Because there was nothing quite like a commie cola to shake you up and give you the feelies of “Eff Sheep, Fuck Sleep, Dreams Be Gone. I’m Here, I’m Now, and I’m a-Ready and a-Raring to Go.” Fucking PRONTO!
At Isaac’s first sip of the overdrive, his mental fog fell away and the tiny barely furnished space of his wine cask room leapt into disgustingly high definition. Though a bit cramped, the 20x12x10 square foot interior was a definite step up from his last place of residence. He even had room for a cheapo futon version of a sofa-pool here.
He had found the so-called harakiri boxes on the 20th floor of the Nihon Hotel downtown to be a disturbingly, depressingly accurate moniker for the “room space.” They were barely bigger than his tiny bed was now. Hmmmm. Zzzzzzzz.
No z’s! Alert please! Wake the fuck up, Isaac!
Anyway, that old dump couldn’t fit even a third of his equipment. And to any serious slicer, suicide seemed like an attractive alternative to living without a complete console suite. Give me tech, or give me death.
Another sip and his fingers shook momentarily with the urgent ache to touch and caress a woman—or at least a keyboard and cursor. It was the overdrive rushing through his veins, pounding in his skull like an Afghan Tango beat, shouting at him like that damned alarm that was still shrieking overhead.
All the drugs in his system told him to destroy a man—or at least a powerful security software.
That old Mind Melters single came back to him then: Fight, fuck, or slice.
It was time. Time to plug in.
Leaping into the operator’s sling with a practiced grace, Isaac strapped himself in and fired up his primary, secondary, and tertiary processors and command engines. As the screen-lights filled up the rest of the wine cask apartment, he put on his AR gooey-goggles followed by the hardcode data-visor. Then he snapped the heavy black MMI gloves into place around his hands and forearms, carefully checking that each of the six cables was still plugged into every correct socket.

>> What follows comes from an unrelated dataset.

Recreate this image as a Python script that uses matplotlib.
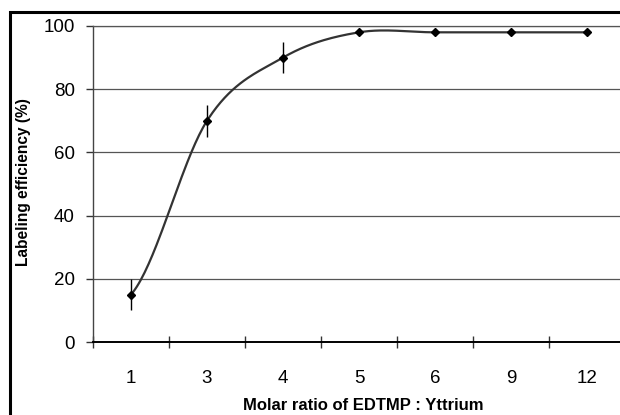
import numpy as np
import matplotlib
matplotlib.use("Agg")
import matplotlib.pyplot as plt
from matplotlib.patches import Rectangle

plt.rcParams['font.family'] = ['Liberation Sans', 'DejaVu Sans']

# data
ratios = ["1", "3", "4", "5", "6", "9", "12"]
efficiency = [15, 70, 90, 98, 98, 98, 98]
err = [5, 5, 5, 1, 0.5, 0.5, 0.5]
yticks = [0, 20, 40, 60, 80, 100]


def smooth_line(y, n=40):
    # Catmull-Rom curve through the points (like Excel's "smoothed line")
    y = np.asarray(y, float)
    pts = np.concatenate([[y[0]], y, [y[-1]]])
    xs, ys = [], []
    for i in range(len(y) - 1):
        p0, p1, p2, p3 = pts[i], pts[i + 1], pts[i + 2], pts[i + 3]
        t = np.linspace(0, 1, n)
        m1 = (p2 - p0) / 2
        m2 = (p3 - p1) / 2
        h00 = 2 * t**3 - 3 * t**2 + 1
        h10 = t**3 - 2 * t**2 + t
        h01 = -2 * t**3 + 3 * t**2
        h11 = t**3 - t**2
        xs.append(i + t)
        ys.append(h00 * p1 + h10 * m1 + h01 * p2 + h11 * m2)
    return np.concatenate(xs), np.concatenate(ys)


fig = plt.figure(figsize=(6.2, 4.15), dpi=100)
ax = fig.add_axes([93 / 620, 73 / 415, 532 / 620, 316 / 415])

x = np.arange(len(ratios))
sx, sy = smooth_line(efficiency)
ax.plot(sx, sy, color="#333333", lw=1.6, zorder=3)
ax.errorbar(x, efficiency, yerr=err, fmt="D", color="black", ms=4.5,
            elinewidth=1.0, capsize=0, zorder=4)

ax.set_xlim(-0.5, len(ratios) - 0.5)
ax.set_ylim(0, 100)
ax.set_yticks(yticks)
ax.yaxis.grid(True, color="#555555", lw=0.9)
ax.set_axisbelow(True)

ax.set_xticks(x)
ax.set_xticklabels(ratios)
ax.set_xticks(np.arange(len(ratios) + 1) - 0.5, minor=True)
ax.tick_params(axis="x", which="major", length=0, pad=20, labelsize=13.5)
ax.tick_params(axis="x", which="minor", direction="inout", length=8.5,
               width=1.0, color="#333333")
ax.tick_params(axis="y", direction="out", length=5, width=1.0,
               color="#333333", pad=8, labelsize=13.5)

ax.spines["right"].set_visible(False)
ax.spines["top"].set_color("#555555")
ax.spines["top"].set_linewidth(0.9)
ax.spines["left"].set_color("#444444")
ax.spines["left"].set_linewidth(1.0)
ax.spines["bottom"].set_color("black")
ax.spines["bottom"].set_linewidth(1.4)

fig.text(363 / 620, 1 - 405 / 415, "Molar ratio of EDTMP : Yttrium",
         ha="center", va="center", fontsize=12, fontweight="bold")
fig.text(24 / 620, 1 - 182 / 415, "Labeling efficiency (%)",
         ha="center", va="center", rotation=90, fontsize=11.2,
         fontweight="bold")

# outer frame of the original chart area (runs off the right/bottom edge)
fig.patches.append(Rectangle((10 / 620, -0.2), 1.2, 1.2 - 12 / 415,
                             transform=fig.transFigure, fill=False,
                             edgecolor="black", lw=2.2))

fig.savefig("out.png", dpi=100)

His right hand played idly with the glowing move-cube while his left hand hovered over three distinct keyboards: one Plain Meric alphabet, one Panasian polykana converter, and one Russobalt cyrilloscript. The gloves and the operator’s sling tightened around him as he finalized interfacing with Cassie.
Cassie was short for Cassiopeia. It was the name Isaac had given to his AI personality construct. He had named his copilot after the big W constellation that pointed out the North Star.

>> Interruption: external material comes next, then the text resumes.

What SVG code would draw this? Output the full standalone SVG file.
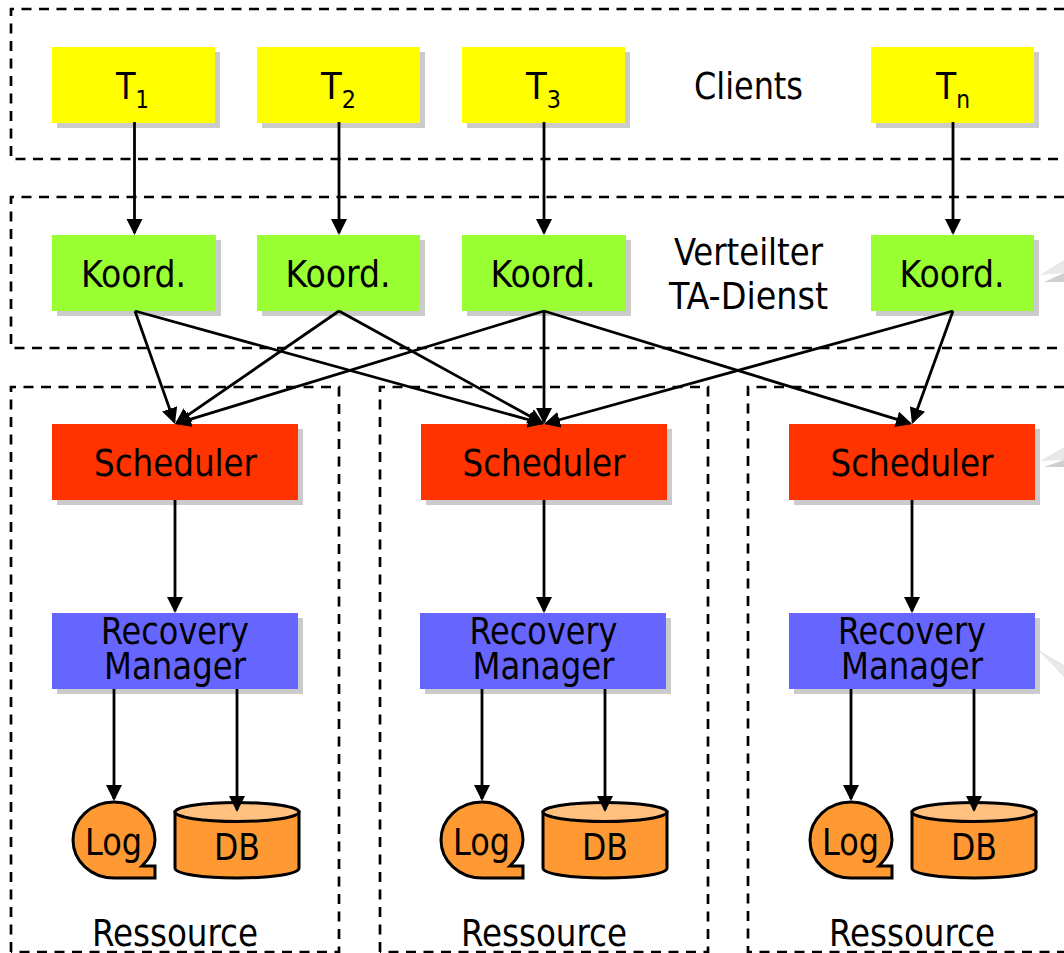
<svg xmlns="http://www.w3.org/2000/svg" width="1064" height="953" viewBox="0 0 1064 953">
<defs>
<marker id="ah" markerUnits="userSpaceOnUse" markerWidth="18" markerHeight="18" refX="14" refY="8" orient="auto"><path d="M0 0L16 8L0 16Z" fill="#000"/></marker>
<g id="log"><path d="M0 -38C-23 -38 -41 -21 -41 0C-41 21 -23 38 0 38H41V26H28C36 18 41 10 41 0C41 -21 23 -38 0 -38Z" class="or"/></g>
<g id="db"><path d="M-62 -28V28C-62 34 -34 38 0 38C34 38 62 34 62 28V-28Z" class="or"/><ellipse cx="0" cy="-28" rx="62" ry="9.500" fill="#ffc080" stroke="#000" stroke-width="3"/></g>
</defs>
<style>
text{font-family:"DejaVu Sans Condensed","DejaVu Sans","Liberation Sans",sans-serif;font-size:38px;fill:#000;text-anchor:middle}
.s{fill:#cbcbcb}
.y{fill:#ffff00}.g{fill:#99ff33}.r{fill:#ff3300}.b{fill:#6666ff}
.or{fill:#ff9933;stroke:#000;stroke-width:3}
.d{fill:none;stroke:#000;stroke-width:2.700;stroke-dasharray:10 7.500}
.c{fill:none;stroke:#000;stroke-width:2.800;marker-end:url(#ah)}
.sub{font-size:25px}
.p{fill:#e8e8e8}.q{fill:#cfcfcf}
</style>
<g id="regions">
<path class="d" d="M1064 9H11V159H1064"/>
<path class="d" d="M1064 197H11V348H1064"/>
<path class="d" d="M11 952V387H339V952H11"/>
<path class="d" d="M380 952V387H708V952H380"/>
<path class="d" d="M1064 387H748V952H1064"/>
</g>
<g id="callouts">
<path class="p" d="M1040 275L1064 260V273Z"/><path class="q" d="M1044 282L1064 273V282Z"/>
<path class="p" d="M1040 461L1064 447V460Z"/><path class="q" d="M1044 467L1064 460V467Z"/>
<path class="p" d="M1037 649L1064 665V677Z"/>
</g>
<g id="t1"><rect class="s" x="57" y="52" width="163" height="76"/><rect class="y" x="52" y="47" width="163" height="76"/><text x="132.500" y="99" textLength="33" lengthAdjust="spacingAndGlyphs">T<tspan class="sub" dy="9">1</tspan></text></g>
<g id="t2"><rect class="s" x="262" y="52" width="163" height="76"/><rect class="y" x="257" y="47" width="163" height="76"/><text x="338.500" y="99" textLength="35" lengthAdjust="spacingAndGlyphs">T<tspan class="sub" dy="9">2</tspan></text></g>
<g id="t3"><rect class="s" x="467" y="52" width="163" height="76"/><rect class="y" x="462" y="47" width="163" height="76"/><text x="543.500" y="99" textLength="35" lengthAdjust="spacingAndGlyphs">T<tspan class="sub" dy="9">3</tspan></text></g>
<g id="tn"><rect class="s" x="876" y="52" width="163" height="76"/><rect class="y" x="871" y="47" width="163" height="76"/><text x="953" y="99" textLength="34" lengthAdjust="spacingAndGlyphs">T<tspan class="sub" dy="9">n</tspan></text></g>
<g id="clients"><text x="748.500" y="99" textLength="109" lengthAdjust="spacingAndGlyphs">Clients</text></g>
<g id="k1"><rect class="s" x="57" y="240" width="164" height="76"/><rect class="g" x="52" y="235" width="164" height="76"/><text x="133.500" y="287" textLength="105" lengthAdjust="spacingAndGlyphs">Koord.</text></g>
<g id="k2"><rect class="s" x="262" y="240" width="163" height="76"/><rect class="g" x="257" y="235" width="163" height="76"/><text x="338" y="287" textLength="105" lengthAdjust="spacingAndGlyphs">Koord.</text></g>
<g id="k3"><rect class="s" x="467" y="240" width="164" height="76"/><rect class="g" x="462" y="235" width="164" height="76"/><text x="543" y="287" textLength="105" lengthAdjust="spacingAndGlyphs">Koord.</text></g>
<g id="k4"><rect class="s" x="876" y="240" width="163" height="76"/><rect class="g" x="871" y="235" width="163" height="76"/><text x="952" y="287" textLength="105" lengthAdjust="spacingAndGlyphs">Koord.</text></g>
<g id="dienst"><text x="748.500" y="265" textLength="149" lengthAdjust="spacingAndGlyphs">Verteilter</text><text x="748.500" y="309" textLength="159" lengthAdjust="spacingAndGlyphs">TA-Dienst</text></g>
<g id="s1"><rect class="s" x="57" y="429" width="246" height="76"/><rect class="r" x="52" y="424" width="246" height="76"/><text x="175.500" y="476" textLength="163" lengthAdjust="spacingAndGlyphs">Scheduler</text></g>
<g id="s2"><rect class="s" x="426" y="429" width="246" height="76"/><rect class="r" x="421" y="424" width="246" height="76"/><text x="544" y="476" textLength="163" lengthAdjust="spacingAndGlyphs">Scheduler</text></g>
<g id="s3"><rect class="s" x="794" y="429" width="246" height="76"/><rect class="r" x="789" y="424" width="246" height="76"/><text x="912" y="476" textLength="163" lengthAdjust="spacingAndGlyphs">Scheduler</text></g>
<g id="r1"><rect class="s" x="57" y="618" width="246" height="76"/><rect class="b" x="52" y="613" width="246" height="76"/><text x="175" y="644" textLength="148" lengthAdjust="spacingAndGlyphs">Recovery</text><text x="175" y="679" textLength="142" lengthAdjust="spacingAndGlyphs">Manager</text></g>
<g id="r2"><rect class="s" x="425" y="618" width="246" height="76"/><rect class="b" x="420" y="613" width="246" height="76"/><text x="543.500" y="644" textLength="148" lengthAdjust="spacingAndGlyphs">Recovery</text><text x="543.500" y="679" textLength="142" lengthAdjust="spacingAndGlyphs">Manager</text></g>
<g id="r3"><rect class="s" x="794" y="618" width="246" height="76"/><rect class="b" x="789" y="613" width="246" height="76"/><text x="912" y="644" textLength="148" lengthAdjust="spacingAndGlyphs">Recovery</text><text x="912" y="679" textLength="142" lengthAdjust="spacingAndGlyphs">Manager</text></g>
<g id="log1"><use href="#log" x="114" y="840"/><text x="113.500" y="855" textLength="57" lengthAdjust="spacingAndGlyphs">Log</text></g>
<g id="db1"><use href="#db" x="237" y="840"/><text x="237" y="860" textLength="46" lengthAdjust="spacingAndGlyphs">DB</text></g>
<g id="log2"><use href="#log" x="482" y="840"/><text x="481.500" y="855" textLength="57" lengthAdjust="spacingAndGlyphs">Log</text></g>
<g id="db2"><use href="#db" x="605" y="840"/><text x="605" y="860" textLength="46" lengthAdjust="spacingAndGlyphs">DB</text></g>
<g id="log3"><use href="#log" x="851" y="840"/><text x="850.500" y="855" textLength="57" lengthAdjust="spacingAndGlyphs">Log</text></g>
<g id="db3"><use href="#db" x="974" y="840"/><text x="974" y="860" textLength="46" lengthAdjust="spacingAndGlyphs">DB</text></g>
<g id="labels"><text x="175" y="946" textLength="166" lengthAdjust="spacingAndGlyphs">Ressource</text><text x="544" y="946" textLength="166" lengthAdjust="spacingAndGlyphs">Ressource</text><text x="912" y="946" textLength="166" lengthAdjust="spacingAndGlyphs">Ressource</text></g>
<g id="connectors">
<path class="c" d="M134.500 122V233"/><path class="c" d="M339 122V233"/><path class="c" d="M544 122V233"/><path class="c" d="M953 122V233"/>
<path class="c" d="M135 311L174.300 422.100"/><path class="c" d="M135 311L542.100 423.500"/>
<path class="c" d="M339 311L176.600 422.900"/><path class="c" d="M339 311L542.200 423"/>
<path class="c" d="M544 311L176.900 423.400"/><path class="c" d="M544 311V422"/><path class="c" d="M544 311L910.100 423.400"/>
<path class="c" d="M953 311L545.900 423.500"/><path class="c" d="M953 311L912.700 422.100"/>
<path class="c" d="M175 500V611"/><path class="c" d="M544 500V611"/><path class="c" d="M912 500V611"/>
<path class="c" d="M114 689V799"/><path class="c" d="M237 689V810"/>
<path class="c" d="M482 689V799"/><path class="c" d="M605 689V810"/>
<path class="c" d="M851 689V799"/><path class="c" d="M974 689V810"/>
</g>
</svg>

A lot of slicers flew solo on net-runs because they didn’t have the money to buy an AI or the know-how to build one, or simply because they were too paranoid to trust an AI to be their navigator.
Isaac was paranoid about a lot of things, even more so than the average slicer. Thus the flashing yellow lights and the siren still shrieking like a banshee even now at this ungodly hour of the night. But Isaac had faith in his own skills, and Cassie was a direct result of those skills. As such, she made for a trustworthy navigator, above all the petty suspicions of a paranoid mind.
She wasn’t a person, not exactly, but she was as close to that as a machine intelligence in slave-state could be.
Cassie might not have attained true synthellect, but her response times were unparallelled, and she was gifted with a charming approximation of personality. Plus, her voice and model were both constructed from pirated but immaculate samples of the always seductive actress, Joan Saffron.
All things considered, though, Cassie was still just an AI assistant. And his AI assistant had better have a good fucking reason for this zombie-hour wake up call.
He was about to find out what all the trouble was.